C’est une grande ironie que ces beaux nuages participent à une chaîne d’événements qui se traduit par l’appauvrissement de l’ozone stratosphérique par le chlore artificiel, en d’autres termes à des « trous » dans la couche d’ozone. Toutefois, les nuages récemment observés dans le cercle polaire arctique semblent être des nuages stratosphériques polaires de type II.
Un phénomène qui se multiplie
L’irisation des nuages est relativement rare. Le nuage doit être mince et contenir beaucoup de gouttelettes d’eau ou de cristaux de glace de la même taille.

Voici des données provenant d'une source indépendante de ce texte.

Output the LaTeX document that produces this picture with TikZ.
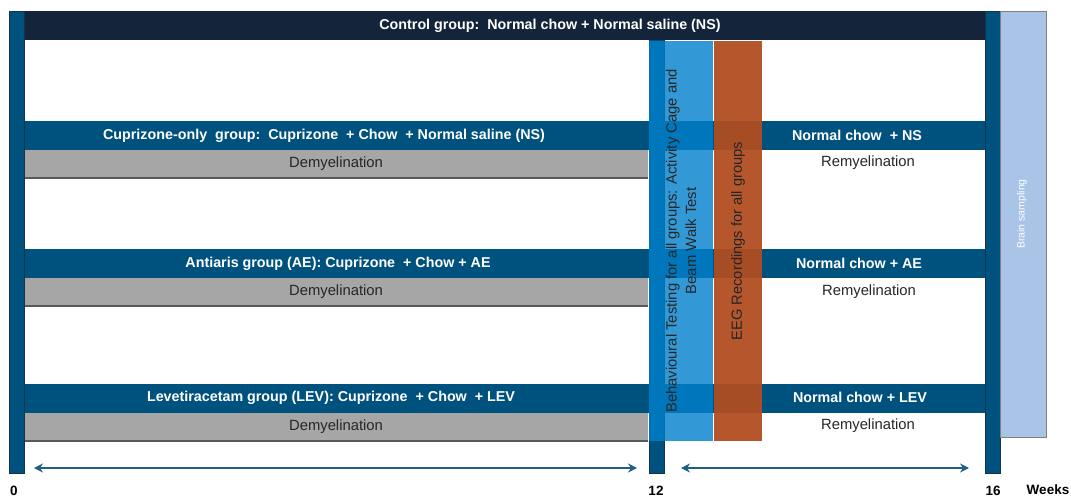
\documentclass[tikz,border=0pt]{standalone}
\usepackage{fontspec}
\setmainfont{Liberation Sans}
\usetikzlibrary{arrows.meta, positioning}

\definecolor{ctrlnavy}{HTML}{13243B}
\definecolor{groupblue}{HTML}{00527E}
\definecolor{barline}{HTML}{17324C}
\definecolor{demgrey}{HTML}{A6A6A6}
\definecolor{demline}{HTML}{595959}
\definecolor{behavblue}{RGB}{0,128,204}
\definecolor{eegorange}{RGB}{177,77,33}
\definecolor{brainblue}{HTML}{A9C4E6}
\definecolor{brainline}{HTML}{7F7F7F}
\definecolor{arrowblue}{HTML}{1F5F86}
\definecolor{labeltext}{HTML}{262626}

\begin{document}
\begin{tikzpicture}[x=1pt, y=-1pt, node distance=0pt]
\tikzstyle{groupbar} = [rectangle, anchor=north west, inner sep=0pt, outer sep=0pt, minimum width=961pt, minimum height=29pt, fill=groupblue]
\tikzstyle{grouptext} = [text=white, font=\fontsize{14.3}{16}\selectfont\bfseries, inner sep=0pt]
\tikzstyle{dembar} = [rectangle, inner sep=0pt, outer sep=0pt, minimum width=624pt, minimum height=28pt, fill=demgrey, text=labeltext, font=\fontsize{14.8}{16}\selectfont]
\tikzstyle{remtext} = [text=labeltext, font=\fontsize{14.8}{16}\selectfont, inner sep=0pt]
\tikzstyle{weekbar} = [rectangle, anchor=north west, inner sep=0pt, outer sep=0pt, minimum width=15pt, minimum height=462pt, fill=groupblue, draw=barline, line width=0.8pt]
\tikzstyle{behavbox} = [rectangle, rotate=90, inner sep=0pt, minimum width=400pt, minimum height=64pt, fill=behavblue, fill opacity=0.8, text opacity=1, text=labeltext, align=center, font=\fontsize{14.8}{19.5}\selectfont]
\tikzstyle{eegbox} = [rectangle, rotate=90, inner sep=0pt, minimum width=400pt, minimum height=48pt, fill=eegorange, fill opacity=0.95, text opacity=1, text=labeltext, font=\fontsize{14.7}{16}\selectfont]
\tikzstyle{weeklabel} = [inner sep=0pt, font=\fontsize{13.5}{15}\selectfont\bfseries]
\tikzstyle{arrow} = [line width=1.3pt, {Stealth[length=9pt,width=9pt]}-{Stealth[length=9pt,width=9pt]}, draw=arrowblue, fill=arrowblue]

\useasboundingbox (0,0) rectangle (1071,498);

% week 12 bar sits under everything else
\node (wk12) [weekbar] at (649,11) {};

% control group
\node (ctrl) [groupbar, fill=ctrlnavy] at (24,11) {};
\node (ctrltext) [grouptext] at (550,26) {Control group:\ \ Normal chow + Normal saline (NS)};

% cuprizone-only group
\node (cup) [groupbar] at (24,121) {};
\node (cuptext) [grouptext] at (324,135.5) {Cuprizone-only\ \ group:\ \ Cuprizone\ \ + Chow\ \ + Normal saline (NS)};
\node (cupdem) [dembar, below right=0pt and 0pt of cup.south west] {Demyelination};
\draw [demline, line width=1.2pt] (cupdem.south west) -- (cupdem.south east);
\node (cupright) [grouptext] at (857,135.5) {Normal chow\ \ + NS};
\node (cuprem) [remtext] at (868,163) {Remyelination};

% antiaris group
\node (ae) [groupbar] at (24,249) {};
\node (aetext) [grouptext] at (338,263.5) {Antiaris group (AE): Cuprizone\ \ + Chow + AE};
\node (aedem) [dembar, below right=0pt and 0pt of ae.south west] {Demyelination};
\draw [demline, line width=1.2pt] (aedem.south west) -- (aedem.south east);
\node (aeright) [grouptext] at (859,263.5) {Normal chow + AE};
\node (aerem) [remtext] at (869,292) {Remyelination};

% levetiracetam group
\node (lev) [groupbar] at (24,384) {};
\node (levtext) [grouptext] at (331,397.5) {Levetiracetam group (LEV): Cuprizone\ \ + Chow\ \ + LEV};
\node (levdem) [dembar, below right=0pt and 0pt of lev.south west] {Demyelination};
\draw [demline, line width=1.2pt] (levdem.south west) -- (levdem.south east);
\node (levright) [grouptext] at (860,397.5) {Normal chow + LEV};
\node (levrem) [remtext] at (868,426) {Remyelination};

% tests for all groups
\node (behav) [behavbox] at (681,241) {Behavioural Testing for all groups: Activity Cage and\\Beam Walk Test};
\node (eeg) [eegbox] at (738,241) {EEG Recordings for all groups};

% week 0 and week 16 bars
\node (wk0) [weekbar] at (9,11) {};
\node (wk16) [weekbar] at (985,11) {};
\node (brain) [rectangle, anchor=north west, inner sep=0pt, minimum width=46pt, minimum height=426pt, fill=brainblue, draw=brainline, line width=0.6pt] at (1000,11) {};
\node (braintext) [rotate=90, inner sep=0pt, text=white, font=\fontsize{10.5}{12}\selectfont] at (1022,214) {Brain sampling};

% time axis
\coordinate (demstart) at (34,468);
\coordinate (demend) at (637,468);
\coordinate (remstart) at (681,468);
\coordinate (remend) at (969,468);
\draw [arrow] (demstart) -- (demend);
\draw [arrow] (remstart) -- (remend);

\node (w0) [weeklabel] at (14,491) {0};
\node (w12) [weeklabel] at (656,491) {12};
\node (w16) [weeklabel] at (993,491) {16};
\node (weeks) [weeklabel] at (1048,490) {Weeks};

\end{tikzpicture}
\end{document}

Lorsque cela se produit, les rayons du soleil ne rencontrent que quelques gouttelettes à la fois. Pour cette raison, les nuages semi-transparents ou les nuages en pleine formation sont les plus susceptibles de montrer une irisation.

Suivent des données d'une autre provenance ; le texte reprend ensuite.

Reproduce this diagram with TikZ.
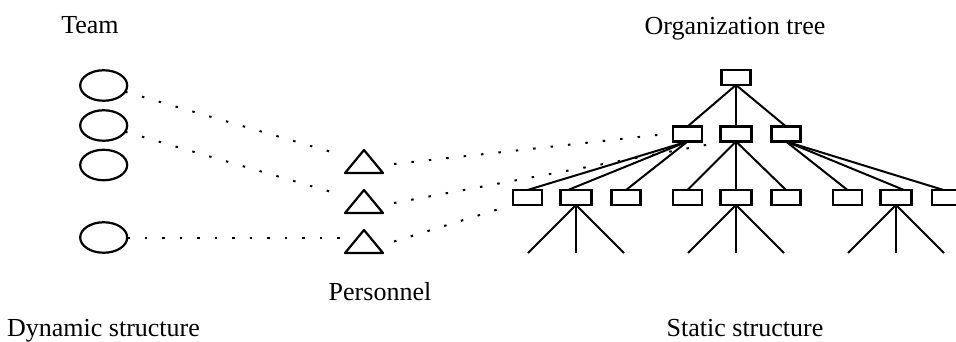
\documentclass[tikz,border=0pt]{standalone}
\usepackage{fontspec}
\setmainfont{Liberation Serif}
\usetikzlibrary{calc,shapes.geometric}
\begin{document}
\begin{tikzpicture}[x=1pt,y=-1pt,
  every node/.style={inner sep=0pt, outer sep=0pt},
  lbl/.style={anchor=base, font=\fontsize{26}{30}\selectfont},
  team/.style={draw, ellipse, line width=2.2pt, minimum width=47pt, minimum height=30.5pt},
  person/.style={minimum width=38pt, minimum height=23pt},
  unit/.style={draw, rectangle, line width=2.2pt, minimum width=29pt, minimum height=15pt},
  wideunit/.style={unit, minimum width=31pt},
  link/.style={line width=2pt},
  assign/.style={line width=2pt, dash pattern=on 2.5pt off 15pt}]
\useasboundingbox (0,0) rectangle (956,341);

% captions
\node[lbl] (tTeam) at (90,33) {Team};
\node[lbl] (tOrg) at (735,34) {Organization tree};
\node[lbl] (tPers) at (380,300) {Personnel};
\node[lbl] (tDyn) at (103.5,336.5) {Dynamic structure};
\node[lbl] (tStat) at (745,336.5) {Static structure};

% teams
\node[team] (e1) at (103.7,85.5) {};
\node[team] (e2) at (103.7,125.5) {};
\node[team] (e3) at (103.7,165) {};
\node[team] (e4) at (103.7,237.5) {};

% personnel
\node[person] (t1) at (364,161.5) {};
\node[person] (t2) at (364,201.5) {};
\node[person] (t3) at (364,241.5) {};
\foreach \t in {t1,t2,t3}
  \draw[line width=2.2pt, line join=round] (\t.south west) -- (\t.north) -- (\t.south east) -- cycle;

% organization tree
\node[unit] (r) at (736,77.5) {};
\node[unit] (m1) at (687.5,134) {};
\node[wideunit] (m2) at (736,134) {};
\node[unit] (m3) at (786,134) {};
\node[unit] (b1) at (527.5,197.5) {};
\node[wideunit] (b2) at (576,197.5) {};
\node[unit] (b3) at (626,197.5) {};
\node[unit] (b4) at (687.5,197.5) {};
\node[wideunit] (b5) at (736,197.5) {};
\node[unit] (b6) at (786,197.5) {};
\node[unit] (b7) at (847.5,197.5) {};
\node[wideunit] (b8) at (896,197.5) {};
\node[unit] (b9) at (946.5,197.5) {};

\foreach \m in {m1,m2,m3} \draw[link] (r.south) -- (\m.north);
\draw[link] (m1.south) -- (b1.north);
\draw[link] (m1.south) -- ([xshift=-8pt]b2.north);
\draw[link] (m1.south) -- (b3.north);
\foreach \b in {b4,b5,b6} \draw[link] (m2.south) -- (\b.north);
\draw[link] (m3.south) -- (b7.north);
\draw[link] (m3.south) -- ([xshift=8pt]b8.north);
\draw[link] (m3.south) -- ([xshift=-3pt]b9.north);
\foreach \b in {b2,b5,b8} {
  \draw[link] (\b.south) -- ++(-48,48);
  \draw[link] (\b.south) -- ++(0,48);
  \draw[link] (\b.south) -- ++(48,48);
}

% team membership
\draw[assign, shorten >=8pt] (e1) -- (t1);
\draw[assign, shorten >=4pt] (e2) -- (t2);
\draw[assign] (e4.east) -- (e4.east -| t3.west);

% position in the organization
\draw[assign] ([xshift=11pt,yshift=-2.5pt]t1.east) -- ([xshift=-7pt]m1.west);
\draw[assign] ([xshift=11pt,yshift=-1.5pt]t2.east) -- ([xshift=-7pt,yshift=-2pt]m2.south west);
\draw[assign] ([xshift=11pt]t3.east) -- ([xshift=-14pt,yshift=-4pt]b1.south west);
\end{tikzpicture}
\end{document}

Néanmoins, selon les experts, la survenue de tels nuages risque de se produire bien plus souvent en raison du changement climatique et des conditions météorologiques de plus en plus extrêmes. Rappelons à toutes fins utiles que tous les ans, au-dessus de l’Antarctique lors du printemps austral, un appauvrissement de la couche d’ozone se produit à cause d’un vortex stratosphérique. Or, il était reconnu jusqu’à récemment qu’il faisait trop chaud au-dessus de l’Arctique pour qu’un tel phénomène se produise.

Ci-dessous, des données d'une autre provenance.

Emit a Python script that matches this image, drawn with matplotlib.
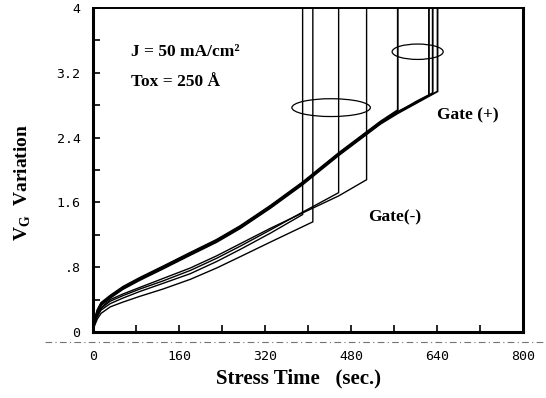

Malheureusement, avec le changement climatique, ces dernières années, l’atmosphère au-dessus de l’Arctique a été plus froide que d’habitude et les nuages stratosphériques polaires ont duré jusqu’au printemps. En conséquence, les niveaux d’ozone ont diminué, malgré un récent rapport qui faisait état d’une diminution générale du trou de la couche d’ozone. Les conséquences de nos activités se répercutent absolument dans tous les compartiments de notre planète, de la stratosphère au fond des mers. L’urgence d’action semble de plus en plus un euphémisme.